**REQUEST:** Search the records below for the word "produces" and show every line where it occurs.

(Source code of charts)
-- begin --
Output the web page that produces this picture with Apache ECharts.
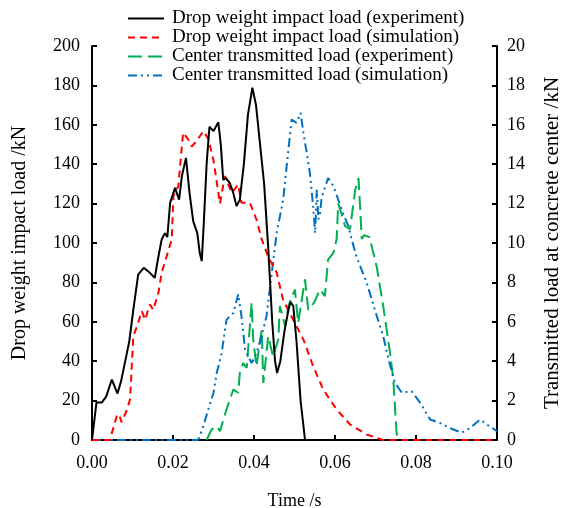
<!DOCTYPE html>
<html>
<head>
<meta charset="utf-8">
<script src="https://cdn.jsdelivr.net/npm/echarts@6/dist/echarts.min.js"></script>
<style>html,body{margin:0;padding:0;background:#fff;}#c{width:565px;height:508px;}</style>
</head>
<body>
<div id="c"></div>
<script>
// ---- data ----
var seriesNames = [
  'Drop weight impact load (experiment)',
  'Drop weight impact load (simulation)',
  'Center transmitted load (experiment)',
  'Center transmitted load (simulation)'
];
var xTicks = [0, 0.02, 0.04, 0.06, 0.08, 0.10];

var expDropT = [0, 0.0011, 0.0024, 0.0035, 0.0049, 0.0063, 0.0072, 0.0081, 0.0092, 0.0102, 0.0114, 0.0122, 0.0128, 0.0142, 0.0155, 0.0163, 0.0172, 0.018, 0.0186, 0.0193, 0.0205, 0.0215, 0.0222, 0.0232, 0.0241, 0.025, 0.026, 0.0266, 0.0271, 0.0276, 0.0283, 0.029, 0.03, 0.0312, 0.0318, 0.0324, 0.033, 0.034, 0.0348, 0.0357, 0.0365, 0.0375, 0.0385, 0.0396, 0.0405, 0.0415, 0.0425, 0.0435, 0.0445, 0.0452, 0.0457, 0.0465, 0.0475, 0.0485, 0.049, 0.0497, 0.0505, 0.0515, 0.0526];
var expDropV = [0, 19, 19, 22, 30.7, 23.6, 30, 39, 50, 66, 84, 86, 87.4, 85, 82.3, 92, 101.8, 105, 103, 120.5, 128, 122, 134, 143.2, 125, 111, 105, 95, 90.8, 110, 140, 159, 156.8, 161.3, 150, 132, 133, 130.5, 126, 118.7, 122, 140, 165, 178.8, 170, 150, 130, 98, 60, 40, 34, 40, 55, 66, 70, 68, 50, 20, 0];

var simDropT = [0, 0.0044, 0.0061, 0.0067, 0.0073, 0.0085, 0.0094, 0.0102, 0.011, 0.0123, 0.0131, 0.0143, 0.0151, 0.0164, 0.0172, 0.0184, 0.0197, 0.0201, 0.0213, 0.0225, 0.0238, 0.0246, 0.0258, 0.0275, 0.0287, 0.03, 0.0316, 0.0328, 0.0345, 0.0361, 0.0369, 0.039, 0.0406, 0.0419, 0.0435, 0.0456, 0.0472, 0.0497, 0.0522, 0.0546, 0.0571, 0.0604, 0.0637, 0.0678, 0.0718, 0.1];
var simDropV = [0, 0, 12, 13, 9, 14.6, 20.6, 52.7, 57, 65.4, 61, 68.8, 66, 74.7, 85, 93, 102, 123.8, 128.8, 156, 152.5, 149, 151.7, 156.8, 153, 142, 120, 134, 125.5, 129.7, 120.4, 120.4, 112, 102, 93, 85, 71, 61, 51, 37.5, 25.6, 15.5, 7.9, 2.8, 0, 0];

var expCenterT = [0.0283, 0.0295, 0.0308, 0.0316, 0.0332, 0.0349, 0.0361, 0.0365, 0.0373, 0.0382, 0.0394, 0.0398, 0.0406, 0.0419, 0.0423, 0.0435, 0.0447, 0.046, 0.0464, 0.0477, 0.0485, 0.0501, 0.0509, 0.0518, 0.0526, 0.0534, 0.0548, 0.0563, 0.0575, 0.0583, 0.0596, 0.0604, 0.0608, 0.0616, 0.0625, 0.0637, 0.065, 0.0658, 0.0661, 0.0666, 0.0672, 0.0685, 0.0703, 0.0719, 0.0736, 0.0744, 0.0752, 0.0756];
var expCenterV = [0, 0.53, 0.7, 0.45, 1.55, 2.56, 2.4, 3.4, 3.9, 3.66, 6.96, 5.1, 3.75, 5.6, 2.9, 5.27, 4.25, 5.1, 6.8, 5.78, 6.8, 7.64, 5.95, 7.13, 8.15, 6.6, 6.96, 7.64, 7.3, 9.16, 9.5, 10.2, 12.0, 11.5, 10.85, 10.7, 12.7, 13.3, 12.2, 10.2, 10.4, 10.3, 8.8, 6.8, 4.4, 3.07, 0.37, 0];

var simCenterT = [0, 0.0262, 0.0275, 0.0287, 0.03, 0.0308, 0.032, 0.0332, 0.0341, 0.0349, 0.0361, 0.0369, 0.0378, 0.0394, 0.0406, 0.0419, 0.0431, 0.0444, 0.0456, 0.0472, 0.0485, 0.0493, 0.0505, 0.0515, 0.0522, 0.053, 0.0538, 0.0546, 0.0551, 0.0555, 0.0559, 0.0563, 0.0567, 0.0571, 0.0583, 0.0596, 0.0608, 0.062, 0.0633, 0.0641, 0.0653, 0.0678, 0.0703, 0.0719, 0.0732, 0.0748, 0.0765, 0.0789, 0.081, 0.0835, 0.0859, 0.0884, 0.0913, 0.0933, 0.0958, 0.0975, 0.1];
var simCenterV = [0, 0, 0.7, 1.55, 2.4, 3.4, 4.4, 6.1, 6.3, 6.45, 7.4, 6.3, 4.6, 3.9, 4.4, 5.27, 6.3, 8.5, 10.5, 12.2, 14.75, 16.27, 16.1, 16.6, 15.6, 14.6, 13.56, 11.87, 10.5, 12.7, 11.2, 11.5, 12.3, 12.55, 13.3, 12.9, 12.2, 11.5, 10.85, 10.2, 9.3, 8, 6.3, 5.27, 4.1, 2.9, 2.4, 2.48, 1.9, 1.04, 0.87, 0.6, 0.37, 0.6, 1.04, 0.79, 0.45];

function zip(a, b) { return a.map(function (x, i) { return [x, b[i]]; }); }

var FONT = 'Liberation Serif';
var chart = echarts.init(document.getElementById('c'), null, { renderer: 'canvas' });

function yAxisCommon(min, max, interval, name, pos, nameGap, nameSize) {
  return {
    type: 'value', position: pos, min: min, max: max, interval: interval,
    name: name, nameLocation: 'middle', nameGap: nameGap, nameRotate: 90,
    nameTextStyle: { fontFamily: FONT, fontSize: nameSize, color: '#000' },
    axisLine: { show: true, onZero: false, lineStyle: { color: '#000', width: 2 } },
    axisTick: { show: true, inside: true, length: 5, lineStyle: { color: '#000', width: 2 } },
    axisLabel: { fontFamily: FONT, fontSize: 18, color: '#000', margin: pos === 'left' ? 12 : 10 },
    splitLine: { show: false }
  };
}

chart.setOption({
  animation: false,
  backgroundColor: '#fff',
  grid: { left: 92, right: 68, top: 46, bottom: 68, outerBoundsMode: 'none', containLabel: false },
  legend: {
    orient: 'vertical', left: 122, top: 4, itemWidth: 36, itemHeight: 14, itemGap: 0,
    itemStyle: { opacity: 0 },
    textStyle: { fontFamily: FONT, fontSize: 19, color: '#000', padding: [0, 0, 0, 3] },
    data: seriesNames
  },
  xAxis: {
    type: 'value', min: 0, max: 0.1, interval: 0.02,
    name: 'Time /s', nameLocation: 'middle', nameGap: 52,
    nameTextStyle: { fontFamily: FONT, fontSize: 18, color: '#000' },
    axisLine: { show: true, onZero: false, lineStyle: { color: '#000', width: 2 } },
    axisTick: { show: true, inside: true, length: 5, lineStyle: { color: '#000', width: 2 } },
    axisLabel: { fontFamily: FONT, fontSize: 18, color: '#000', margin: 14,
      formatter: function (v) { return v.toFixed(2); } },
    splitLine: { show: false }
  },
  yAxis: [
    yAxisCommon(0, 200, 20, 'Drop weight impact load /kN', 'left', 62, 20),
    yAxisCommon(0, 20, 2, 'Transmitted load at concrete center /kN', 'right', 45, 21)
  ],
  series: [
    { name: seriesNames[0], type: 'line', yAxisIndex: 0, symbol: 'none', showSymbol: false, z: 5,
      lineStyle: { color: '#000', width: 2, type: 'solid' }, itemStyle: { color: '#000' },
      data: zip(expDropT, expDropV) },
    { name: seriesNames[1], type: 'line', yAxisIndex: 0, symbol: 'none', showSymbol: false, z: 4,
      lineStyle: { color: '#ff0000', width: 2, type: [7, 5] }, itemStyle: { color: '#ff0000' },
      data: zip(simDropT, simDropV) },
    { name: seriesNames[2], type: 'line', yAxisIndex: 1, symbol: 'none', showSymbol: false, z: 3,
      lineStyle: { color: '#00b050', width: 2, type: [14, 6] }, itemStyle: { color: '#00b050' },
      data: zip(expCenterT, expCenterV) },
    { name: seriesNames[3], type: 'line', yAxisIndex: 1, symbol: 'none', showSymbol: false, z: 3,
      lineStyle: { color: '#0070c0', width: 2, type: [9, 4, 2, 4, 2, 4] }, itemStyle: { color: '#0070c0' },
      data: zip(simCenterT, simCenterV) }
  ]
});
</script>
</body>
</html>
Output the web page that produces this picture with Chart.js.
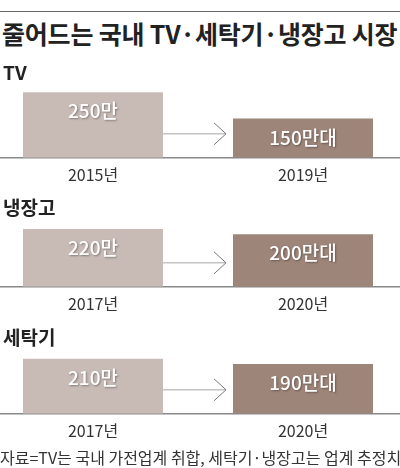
-- end --
**EXERCISE SOLUTION:**
Output the web page that produces this picture with Apache ECharts.
Output the web page that produces this picture with Chart.js.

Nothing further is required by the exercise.